TRAFFIC CRISIS INTENTIONALLY CREATED

It appears that once again politics, not common sense, is in command at the roads department. Another traffic crisis is being intentionally created to try to convince Hamiltonians that an expressway must be built in the Red Hill Valley. Unfortunately this is not the first time.

  • A proper Linc Extension could have been completed along with the rest of the Linc in 1997. Instead a "dead end" was created at Dartnall Road which directed expressway traffic to a four-way stop. The resulting traffic chaos forced changes and likely led to the decision to finally build the Linc Extension.

  • At the other end of the Linc, the Region rejected the advice of the Ministry of Transportation and decided to connect the new expressway to the 403 by means of the out-dated and dangerous Mohawk Road interchange. This resulted in particularly dangerous and irritating backups that extended long distances along the 403. The Region was required to spend $600,000 for a temporary ramp and has recently announced it will construct a new $9 million replacement interchange at the location.

  • The Region's pro-expressway collaborators on Stoney Creek City Council have refused for over two decades to upgrade the King to Queenston portion of Highway 20. In 1997, a 20-year-old "secret deal" was revealed by the Stoney Creek News. The deal commits Stoney Creek to not making any traffic improvements whatsoever on Highway 20 until the Red Hill Valley expressway is constructed. The deal was revealed after staff recommended adding a fifth turning lane to the King to Queenston section in 1996 to deal with a large number of left turn accidents on the roadway. These improvements have never been carried out, the same fate that met other recommendations for improvements going back to the early 1980s. Highway 20 remains as one of the only major roads in the region without such turning lanes. The continuing problems there are frequently used as justification for a valley expressway.

Allegedly the artificially created problems on the Linc Extension are "temporary" and will be solved by the north-south valley expressway.
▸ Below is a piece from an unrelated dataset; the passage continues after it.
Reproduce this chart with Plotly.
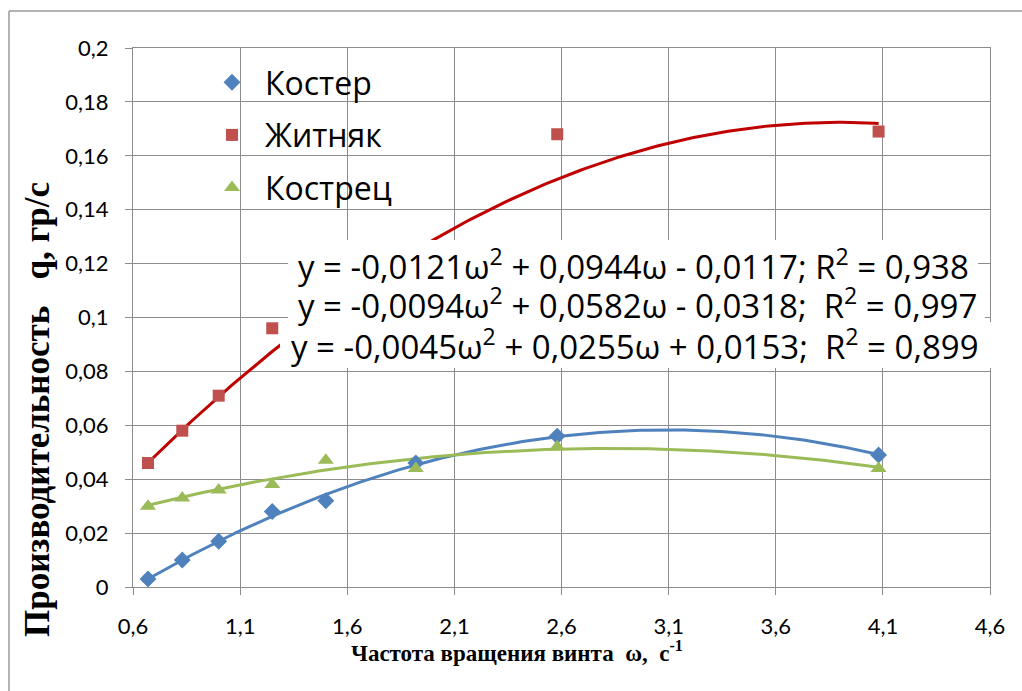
import numpy as np
import plotly.graph_objects as go

# Rotation frequency of the screw, 1/s
omega_koster = [0.67, 0.83, 1.0, 1.25, 1.5, 1.92, 2.58, 4.08]
q_koster = [0.003, 0.010, 0.017, 0.028, 0.032, 0.046, 0.056, 0.049]

omega_zhitnyak = [0.67, 0.83, 1.0, 1.25, 2.58, 4.08]
q_zhitnyak = [0.046, 0.058, 0.071, 0.096, 0.168, 0.169]

omega_kostrets = [0.67, 0.83, 1.0, 1.25, 1.5, 1.92, 2.58, 4.08]
q_kostrets = [0.030, 0.033, 0.036, 0.038, 0.047, 0.044, 0.052, 0.044]

# Quadratic trend coefficients (a, b, c) for y = a*w^2 + b*w + c, and R^2
coef_zhitnyak = [-0.0121, 0.0944, -0.0117]
coef_koster = [-0.0094, 0.0582, -0.0318]
coef_kostrets = [-0.0045, 0.0255, 0.0153]
r2_zhitnyak = 0.938
r2_koster = 0.997
r2_kostrets = 0.899

x_ticks = [0.6, 1.1, 1.6, 2.1, 2.6, 3.1, 3.6, 4.1, 4.6]
y_ticks = [0, 0.02, 0.04, 0.06, 0.08, 0.1, 0.12, 0.14, 0.16, 0.18, 0.2]

BLUE = "#4F81BD"
RED = "#C0504D"
GREEN = "#9BBB59"
GRID = "#8C8C8C"
TICKFONT = "Lato, 'Open Sans', sans-serif"
SANS = "'Open Sans', Lato, sans-serif"
SERIF = "'Liberation Serif', 'Times New Roman', serif"


def num(v, digits):
    return f"{v:.{digits}f}".replace(".", ",")


def eq_text(coef, r2, gap):
    a, b, c = coef
    sb = "+" if b >= 0 else "-"
    sc = "+" if c >= 0 else "-"
    return (f"y = {num(a, 4)}ω<sup>2</sup> {sb} {num(abs(b), 4)}ω {sc} "
            f"{num(abs(c), 4)};{gap}R<sup>2</sup> = {num(r2, 3)}")


def trend(xs, coef):
    w = np.linspace(min(xs), max(xs), 200)
    return w, np.polyval(coef, w)


fig = go.Figure()

series = [
    ("Костер", omega_koster, q_koster, coef_koster, BLUE, "#4F81BD", "diamond", 13),
    ("Житняк", omega_zhitnyak, q_zhitnyak, coef_zhitnyak, RED, "#C00000", "square", 12),
    ("Кострец", omega_kostrets, q_kostrets, coef_kostrets, GREEN, "#9BBB59", "triangle-up", 14),
]

for name, xs, ys, coef, col, lcol, sym, size in series:
    w, q = trend(xs, coef)
    fig.add_trace(go.Scatter(
        x=w, y=q, mode="lines", line=dict(color=lcol, width=3),
        showlegend=False, hoverinfo="skip"))

for name, xs, ys, coef, col, lcol, sym, size in series:
    fig.add_trace(go.Scatter(
        x=xs, y=ys, mode="markers", name=name, legendgroup=name,
        marker=dict(symbol=sym, size=size, color=col)))

# Plot-area geometry in pixels (used to place the frame and labels)
W, H = 1022, 691
L, R, T, B = 133, 32, 48, 104
pw, ph = W - L - R, H - T - B


def px(xp):
    return (xp - L) / pw


def py(yp):
    return (H - B - yp) / ph


# Equation labels: text, left edge, vertical centre, white backing box
eqs = [
    (eq_text(coef_zhitnyak, r2_zhitnyak, " "), 296, 264, (288, 978, 240, 285)),
    (eq_text(coef_koster, r2_koster, "  "), 296, 303, (288, 985, 285, 322)),
    (eq_text(coef_kostrets, r2_kostrets, "  "), 289, 344, (280, 996, 322, 368)),
]

annotations = []
shapes = []
for txt, xl, yc, (bx0, bx1, by0, by1) in eqs:
    shapes.append(dict(
        type="rect", xref="paper", yref="paper",
        x0=px(bx0), x1=px(bx1), y0=py(by1), y1=py(by0),
        fillcolor="white", line=dict(width=0), layer="above"))
    annotations.append(dict(
        text=txt, xref="paper", yref="paper", x=px(xl), y=py(yc),
        xanchor="left", yanchor="middle", showarrow=False,
        font=dict(family=SANS, size=33, color="black")))

annotations.append(dict(
    text="<b>Производительность   q, гр/с</b>", xref="paper", yref="paper",
    x=px(38), y=py(410), textangle=-90, showarrow=False,
    xanchor="center", yanchor="middle",
    font=dict(family=SERIF, size=35, color="black")))

annotations.append(dict(
    text="<b>Частота вращения винта  ω,  с<sup>-1</sup></b>", xref="paper", yref="paper",
    x=px(517), y=py(651), showarrow=False, xanchor="center", yanchor="middle",
    font=dict(family=SERIF, size=23, color="black")))

# Outer chart frame (left and top edges)
shapes += [
    dict(type="line", xref="paper", yref="paper",
         x0=px(9), x1=px(9), y0=py(691), y1=py(11),
         line=dict(color="#9A9A9A", width=1.5), layer="below"),
    dict(type="line", xref="paper", yref="paper",
         x0=px(9), x1=px(1022), y0=py(11), y1=py(11),
         line=dict(color="#9A9A9A", width=1.5), layer="below"),
]

fig.update_layout(
    width=W, height=H,
    margin=dict(l=L, r=R, t=T, b=B),
    paper_bgcolor="white", plot_bgcolor="white",
    separators=", ",
    font=dict(family=SANS, color="black"),
    showlegend=True,
    legend=dict(
        x=px(199), y=py(55), xanchor="left", yanchor="top",
        bgcolor="rgba(0,0,0,0)", borderwidth=0,
        font=dict(family=SANS, size=32, color="black"),
        itemwidth=56, tracegroupgap=8),
    annotations=annotations,
    shapes=shapes,
)

fig.update_xaxes(
    range=[0.6, 4.6], tickvals=x_ticks, ticktext=[num(v, 1) for v in x_ticks],
    showgrid=True, gridcolor=GRID, gridwidth=1.3,
    showline=True, linecolor=GRID, linewidth=1.3, mirror=True,
    ticks="outside", ticklen=7, tickcolor=GRID, tickwidth=1.3,
    ticklabelstandoff=12,
    tickfont=dict(family=TICKFONT, size=22, color="black"), zeroline=False)

fig.update_yaxes(
    range=[0, 0.2], tickvals=y_ticks,
    ticktext=["0" if v == 0 else num(v, 2).rstrip("0") for v in y_ticks],
    showgrid=True, gridcolor=GRID, gridwidth=1.3,
    showline=True, linecolor=GRID, linewidth=1.3, mirror=True,
    ticks="outside", ticklen=7, tickcolor=GRID, tickwidth=1.3,
    ticklabelstandoff=12,
    tickfont=dict(family=TICKFONT, size=22, color="black"), zeroline=False)

fig.write_html(
    "out.html",
    post_script=("document.body.style.margin='0';"
                 "document.body.style.overflow='hidden';"
                 "document.documentElement.style.overflow='hidden';"))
No doubt these problems will now be blamed on Sheila Copps, Friends of Red Hill or whatever whipping boy is currently in vogue, but the truth is hard to hide. When work on the extension began last summer, the region's most optimistic predictions were that construction of the valley expressway would start this summer and take three years to complete. Consequently, it is clear that the Region fully intended that this problem on the Linc Extension would continue for a minimum of three years.

What is even worse, is that the "pinch" on the Linc Extension cannot be corrected without tearing out at least one overpass (built at the same time as the Extension), something that will have to be paid for by the taxpayers. The taxpayers will also have to pay for any lawsuits against the Region arising from accidents caused by these stunts.